**Task goal**
Set down exactly, please, each line from the one containing "What TikZ code" through the one containing "(0,0) rectangle (27.55,14.325);", both lines included, and no other line.
+++ Input rows
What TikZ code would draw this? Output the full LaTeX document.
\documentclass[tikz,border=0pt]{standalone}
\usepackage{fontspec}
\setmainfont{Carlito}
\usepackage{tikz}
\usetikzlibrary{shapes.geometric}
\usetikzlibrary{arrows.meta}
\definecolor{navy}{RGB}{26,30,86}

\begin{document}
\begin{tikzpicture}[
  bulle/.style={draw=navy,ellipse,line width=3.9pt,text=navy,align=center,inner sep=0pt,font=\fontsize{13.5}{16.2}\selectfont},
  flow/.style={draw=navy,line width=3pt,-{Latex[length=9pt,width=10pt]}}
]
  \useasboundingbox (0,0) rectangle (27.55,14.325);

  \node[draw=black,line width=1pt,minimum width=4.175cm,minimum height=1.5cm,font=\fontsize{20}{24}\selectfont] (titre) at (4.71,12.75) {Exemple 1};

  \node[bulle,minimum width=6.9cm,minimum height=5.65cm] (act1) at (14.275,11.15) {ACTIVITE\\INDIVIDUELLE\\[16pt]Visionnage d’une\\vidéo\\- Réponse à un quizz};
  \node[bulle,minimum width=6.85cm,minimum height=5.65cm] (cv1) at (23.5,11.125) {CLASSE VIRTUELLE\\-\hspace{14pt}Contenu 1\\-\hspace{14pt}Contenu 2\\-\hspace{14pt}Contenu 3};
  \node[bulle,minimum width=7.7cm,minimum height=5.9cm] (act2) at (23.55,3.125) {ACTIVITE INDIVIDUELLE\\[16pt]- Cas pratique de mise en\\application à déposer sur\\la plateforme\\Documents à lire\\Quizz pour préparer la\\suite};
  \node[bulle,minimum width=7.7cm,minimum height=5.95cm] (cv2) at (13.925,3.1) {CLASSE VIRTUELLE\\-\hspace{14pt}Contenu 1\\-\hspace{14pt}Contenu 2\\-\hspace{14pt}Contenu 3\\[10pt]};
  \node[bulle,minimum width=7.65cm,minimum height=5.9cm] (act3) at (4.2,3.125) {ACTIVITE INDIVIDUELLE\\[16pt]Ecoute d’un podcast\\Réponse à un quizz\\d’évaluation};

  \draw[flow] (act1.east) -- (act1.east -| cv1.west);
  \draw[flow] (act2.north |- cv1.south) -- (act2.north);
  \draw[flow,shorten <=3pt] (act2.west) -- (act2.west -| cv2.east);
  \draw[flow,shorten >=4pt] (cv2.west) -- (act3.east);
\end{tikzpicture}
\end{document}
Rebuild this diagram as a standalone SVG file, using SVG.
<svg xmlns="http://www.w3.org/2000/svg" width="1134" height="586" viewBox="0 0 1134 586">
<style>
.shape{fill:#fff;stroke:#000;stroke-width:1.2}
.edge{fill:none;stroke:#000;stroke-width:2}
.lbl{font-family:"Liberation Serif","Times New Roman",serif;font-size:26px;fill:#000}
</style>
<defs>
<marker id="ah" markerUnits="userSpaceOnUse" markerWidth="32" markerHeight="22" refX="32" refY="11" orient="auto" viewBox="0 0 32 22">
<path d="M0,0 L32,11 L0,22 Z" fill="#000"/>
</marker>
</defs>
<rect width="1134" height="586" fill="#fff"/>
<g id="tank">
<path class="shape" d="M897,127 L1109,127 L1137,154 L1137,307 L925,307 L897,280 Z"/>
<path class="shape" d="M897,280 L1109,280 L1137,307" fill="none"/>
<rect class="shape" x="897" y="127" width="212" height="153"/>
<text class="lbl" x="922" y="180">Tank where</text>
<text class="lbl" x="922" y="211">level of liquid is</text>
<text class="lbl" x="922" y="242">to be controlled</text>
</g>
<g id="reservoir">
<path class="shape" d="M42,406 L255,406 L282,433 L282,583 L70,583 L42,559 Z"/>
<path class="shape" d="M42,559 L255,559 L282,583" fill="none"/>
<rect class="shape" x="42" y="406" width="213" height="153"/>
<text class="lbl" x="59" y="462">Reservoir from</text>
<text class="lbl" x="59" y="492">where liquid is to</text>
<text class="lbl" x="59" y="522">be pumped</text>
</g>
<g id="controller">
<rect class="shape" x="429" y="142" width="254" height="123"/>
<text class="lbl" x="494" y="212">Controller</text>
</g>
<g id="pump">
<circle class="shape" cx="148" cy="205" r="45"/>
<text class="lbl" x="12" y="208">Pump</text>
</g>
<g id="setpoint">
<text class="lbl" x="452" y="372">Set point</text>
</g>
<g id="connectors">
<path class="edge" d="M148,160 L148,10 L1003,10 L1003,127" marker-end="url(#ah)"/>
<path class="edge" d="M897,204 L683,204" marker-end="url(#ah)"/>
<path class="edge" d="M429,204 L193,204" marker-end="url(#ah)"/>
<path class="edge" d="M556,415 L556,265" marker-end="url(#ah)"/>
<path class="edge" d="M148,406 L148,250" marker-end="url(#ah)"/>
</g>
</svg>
++++++
+++ Input rows
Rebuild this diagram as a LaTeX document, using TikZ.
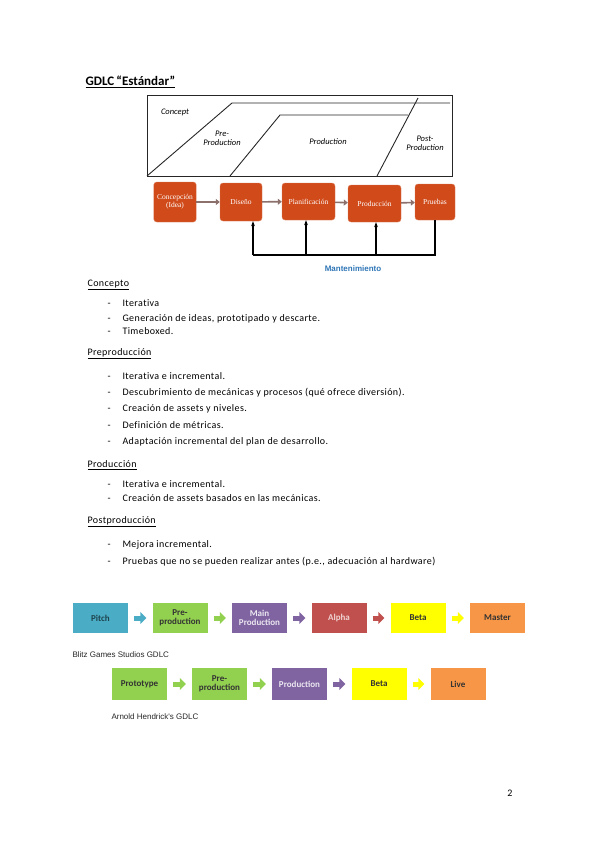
++++++
+++ Input rows
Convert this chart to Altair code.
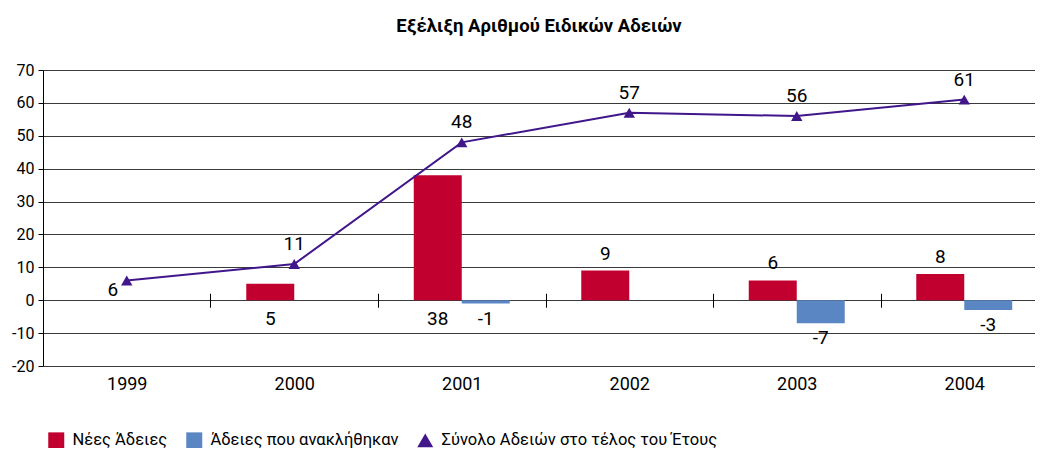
++++++
**Solution to the problem**
What TikZ code would draw this? Output the full LaTeX document.
\documentclass[tikz,border=0pt]{standalone}
\usepackage{fontspec}
\setmainfont{Carlito}
\usepackage{tikz}
\usetikzlibrary{shapes.geometric}
\usetikzlibrary{arrows.meta}
\definecolor{navy}{RGB}{26,30,86}

\begin{document}
\begin{tikzpicture}[
  bulle/.style={draw=navy,ellipse,line width=3.9pt,text=navy,align=center,inner sep=0pt,font=\fontsize{13.5}{16.2}\selectfont},
  flow/.style={draw=navy,line width=3pt,-{Latex[length=9pt,width=10pt]}}
]
  \useasboundingbox (0,0) rectangle (27.55,14.325);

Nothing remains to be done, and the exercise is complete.